— Start —

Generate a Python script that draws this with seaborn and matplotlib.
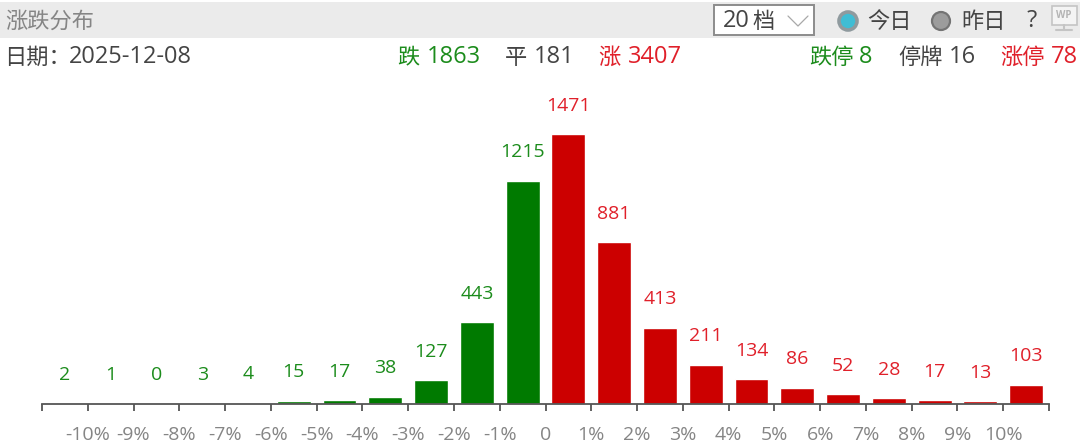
import matplotlib
matplotlib.use("Agg")
import matplotlib.pyplot as plt
from matplotlib.patches import Circle, Rectangle
import pandas as pd
import seaborn as sns

# Data
bins = ["<-10", "-10~-9", "-9~-8", "-8~-7", "-7~-6", "-6~-5", "-5~-4", "-4~-3", "-3~-2", "-2~-1", "-1~0",
        "0~1", "1~2", "2~3", "3~4", "4~5", "5~6", "6~7", "7~8", "8~9", "9~10", ">10"]
counts = [2, 1, 0, 3, 4, 15, 17, 38, 127, 443, 1215,
          1471, 881, 413, 211, 134, 86, 52, 28, 17, 13, 103]
side = ["down"] * 11 + ["up"] * 11
tick_labels = ["-10%", "-9%", "-8%", "-7%", "-6%", "-5%", "-4%", "-3%", "-2%", "-1%", "0",
               "1%", "2%", "3%", "4%", "5%", "6%", "7%", "8%", "9%", "10%"]

GREEN_BAR, RED_BAR = "#007a00", "#cc0000"
GREEN_TXT, RED_TXT, DARK_TXT, GREY_TXT = "#1c8c1c", "#e0202a", "#444444", "#858585"
CJK = "Noto Sans CJK SC"
NUM = ["Open Sans", "Noto Sans CJK SC"]

sns.set_style("white")
plt.rcParams["font.family"] = NUM

W, H = 1080, 446
fig = plt.figure(figsize=(W / 100, H / 100), dpi=100, facecolor="white")

# Plot area: axis line sits at y=403 px, 1471 tops out at y=134 px
ax = fig.add_axes([42 / W, (H - 403.5) / H, (1049 - 42) / W, 303 / H])
df = pd.DataFrame({"bin": bins, "count": counts, "side": side})
sns.barplot(data=df, x="bin", y="count", hue="side", dodge=False, legend=False, saturation=1,
            palette={"down": GREEN_BAR, "up": RED_BAR}, width=0.74, ax=ax)

ax.set_xlim(-0.5, len(bins) - 0.5)
ax.set_ylim(0, 1471 * 303 / 269.5)
ax.set_xlabel("")
ax.set_ylabel("")
ax.set_yticks([])
ax.set_xticks([i - 0.5 for i in range(len(bins) + 1)])
ax.set_xticklabels([""] + tick_labels + [""], fontsize=14, color=GREY_TXT)
ax.tick_params(axis="x", length=5, width=1.3, color="#555555", pad=11, bottom=True)
ax.spines[["top", "left", "right"]].set_visible(False)
ax.spines["bottom"].set_color("#555555")
ax.spines["bottom"].set_linewidth(1.3)

for i, v in enumerate(counts):
    ax.annotate(str(v), (i, v), xytext=(0, 14), textcoords="offset points", ha="center", va="bottom",
                fontsize=14, color=GREEN_TXT if side[i] == "down" else RED_TXT)

# Header strip, in pixel coordinates
ui = fig.add_axes([0, 0, 1, 1], zorder=5)
ui.set_xlim(0, W)
ui.set_ylim(H, 0)
ui.axis("off")
ui.patch.set_alpha(0)

ui.add_patch(Rectangle((0, 2), W, 36, fc="#ebebeb", ec="none"))
ui.add_patch(Rectangle((713.5, 4.5), 100, 30, fc="white", ec="#8c8c8c", lw=1.4))
ui.plot([788, 798, 808], [16, 26, 16], color="#a8a8a8", lw=0.9)
ui.add_patch(Circle((848, 21), 9, fc="#3fbdd4", ec="#8f9a9e", lw=2.6))
ui.add_patch(Circle((941, 21), 9, fc="#9c9c9c", ec="#747474", lw=1.6))
ui.add_patch(Rectangle((1051.5, 5.5), 25, 19, fc="#f4f4f4", ec="#c4c4c4", lw=1.2))
ui.text(1064, 15, "WP", fontsize=7, color="#b4b4b4", ha="center", va="center", fontweight="bold")
ui.plot([1064, 1064], [25, 29], color="#c4c4c4", lw=1.5)
ui.plot([1056, 1072], [30, 30], color="#c4c4c4", lw=1.5)

# Chinese and numerals set apart, the numerals run larger in the reference
cjk_text = [(5, 21, "涨跌分布", GREY_TXT), (752, 21, "档", DARK_TXT), (867, 21, "今日", DARK_TXT), (961, 21, "昨日", DARK_TXT),
            (4, 57, "日期：", DARK_TXT), (397, 57, "跌", GREEN_TXT), (505, 57, "平", DARK_TXT), (598, 57, "涨", RED_TXT),
            (809, 57, "跌停", GREEN_TXT), (898, 57, "停牌", DARK_TXT), (1000, 57, "涨停", RED_TXT)]
num_text = [(723, 21, "20", DARK_TXT), (1027, 21, "?", DARK_TXT),
            (69, 57, "2025-12-08", DARK_TXT), (427, 57, "1863", GREEN_TXT), (534, 57, "181", DARK_TXT),
            (628, 57, "3407", RED_TXT), (859, 57, "8", GREEN_TXT), (949, 57, "16", DARK_TXT), (1051, 57, "78", RED_TXT)]
for x, y, s, c in cjk_text:
    ui.text(x, y, s, color=c, fontsize=16, va="center", ha="left", family=CJK)
for x, y, s, c in num_text:
    ui.text(x, y, s, color=c, fontsize=17, va="center", ha="left")

fig.savefig("out.png", dpi=100)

— End —

Work instructions
Print the whole listing above once more, word for word, without its pictures.

Worked answer
Generate a Python script that draws this with seaborn and matplotlib.
import matplotlib
matplotlib.use("Agg")
import matplotlib.pyplot as plt
from matplotlib.patches import Circle, Rectangle
import pandas as pd
import seaborn as sns

# Data
bins = ["<-10", "-10~-9", "-9~-8", "-8~-7", "-7~-6", "-6~-5", "-5~-4", "-4~-3", "-3~-2", "-2~-1", "-1~0",
        "0~1", "1~2", "2~3", "3~4", "4~5", "5~6", "6~7", "7~8", "8~9", "9~10", ">10"]
counts = [2, 1, 0, 3, 4, 15, 17, 38, 127, 443, 1215,
          1471, 881, 413, 211, 134, 86, 52, 28, 17, 13, 103]
side = ["down"] * 11 + ["up"] * 11
tick_labels = ["-10%", "-9%", "-8%", "-7%", "-6%", "-5%", "-4%", "-3%", "-2%", "-1%", "0",
               "1%", "2%", "3%", "4%", "5%", "6%", "7%", "8%", "9%", "10%"]

GREEN_BAR, RED_BAR = "#007a00", "#cc0000"
GREEN_TXT, RED_TXT, DARK_TXT, GREY_TXT = "#1c8c1c", "#e0202a", "#444444", "#858585"
CJK = "Noto Sans CJK SC"
NUM = ["Open Sans", "Noto Sans CJK SC"]

sns.set_style("white")
plt.rcParams["font.family"] = NUM

W, H = 1080, 446
fig = plt.figure(figsize=(W / 100, H / 100), dpi=100, facecolor="white")

# Plot area: axis line sits at y=403 px, 1471 tops out at y=134 px
ax = fig.add_axes([42 / W, (H - 403.5) / H, (1049 - 42) / W, 303 / H])
df = pd.DataFrame({"bin": bins, "count": counts, "side": side})
sns.barplot(data=df, x="bin", y="count", hue="side", dodge=False, legend=False, saturation=1,
            palette={"down": GREEN_BAR, "up": RED_BAR}, width=0.74, ax=ax)

ax.set_xlim(-0.5, len(bins) - 0.5)
ax.set_ylim(0, 1471 * 303 / 269.5)
ax.set_xlabel("")
ax.set_ylabel("")
ax.set_yticks([])
ax.set_xticks([i - 0.5 for i in range(len(bins) + 1)])
ax.set_xticklabels([""] + tick_labels + [""], fontsize=14, color=GREY_TXT)
ax.tick_params(axis="x", length=5, width=1.3, color="#555555", pad=11, bottom=True)
ax.spines[["top", "left", "right"]].set_visible(False)
ax.spines["bottom"].set_color("#555555")
ax.spines["bottom"].set_linewidth(1.3)

for i, v in enumerate(counts):
    ax.annotate(str(v), (i, v), xytext=(0, 14), textcoords="offset points", ha="center", va="bottom",
                fontsize=14, color=GREEN_TXT if side[i] == "down" else RED_TXT)

# Header strip, in pixel coordinates
ui = fig.add_axes([0, 0, 1, 1], zorder=5)
ui.set_xlim(0, W)
ui.set_ylim(H, 0)
ui.axis("off")
ui.patch.set_alpha(0)

ui.add_patch(Rectangle((0, 2), W, 36, fc="#ebebeb", ec="none"))
ui.add_patch(Rectangle((713.5, 4.5), 100, 30, fc="white", ec="#8c8c8c", lw=1.4))
ui.plot([788, 798, 808], [16, 26, 16], color="#a8a8a8", lw=0.9)
ui.add_patch(Circle((848, 21), 9, fc="#3fbdd4", ec="#8f9a9e", lw=2.6))
ui.add_patch(Circle((941, 21), 9, fc="#9c9c9c", ec="#747474", lw=1.6))
ui.add_patch(Rectangle((1051.5, 5.5), 25, 19, fc="#f4f4f4", ec="#c4c4c4", lw=1.2))
ui.text(1064, 15, "WP", fontsize=7, color="#b4b4b4", ha="center", va="center", fontweight="bold")
ui.plot([1064, 1064], [25, 29], color="#c4c4c4", lw=1.5)
ui.plot([1056, 1072], [30, 30], color="#c4c4c4", lw=1.5)

# Chinese and numerals set apart, the numerals run larger in the reference
cjk_text = [(5, 21, "涨跌分布", GREY_TXT), (752, 21, "档", DARK_TXT), (867, 21, "今日", DARK_TXT), (961, 21, "昨日", DARK_TXT),
            (4, 57, "日期：", DARK_TXT), (397, 57, "跌", GREEN_TXT), (505, 57, "平", DARK_TXT), (598, 57, "涨", RED_TXT),
            (809, 57, "跌停", GREEN_TXT), (898, 57, "停牌", DARK_TXT), (1000, 57, "涨停", RED_TXT)]
num_text = [(723, 21, "20", DARK_TXT), (1027, 21, "?", DARK_TXT),
            (69, 57, "2025-12-08", DARK_TXT), (427, 57, "1863", GREEN_TXT), (534, 57, "181", DARK_TXT),
            (628, 57, "3407", RED_TXT), (859, 57, "8", GREEN_TXT), (949, 57, "16", DARK_TXT), (1051, 57, "78", RED_TXT)]
for x, y, s, c in cjk_text:
    ui.text(x, y, s, color=c, fontsize=16, va="center", ha="left", family=CJK)
for x, y, s, c in num_text:
    ui.text(x, y, s, color=c, fontsize=17, va="center", ha="left")

fig.savefig("out.png", dpi=100)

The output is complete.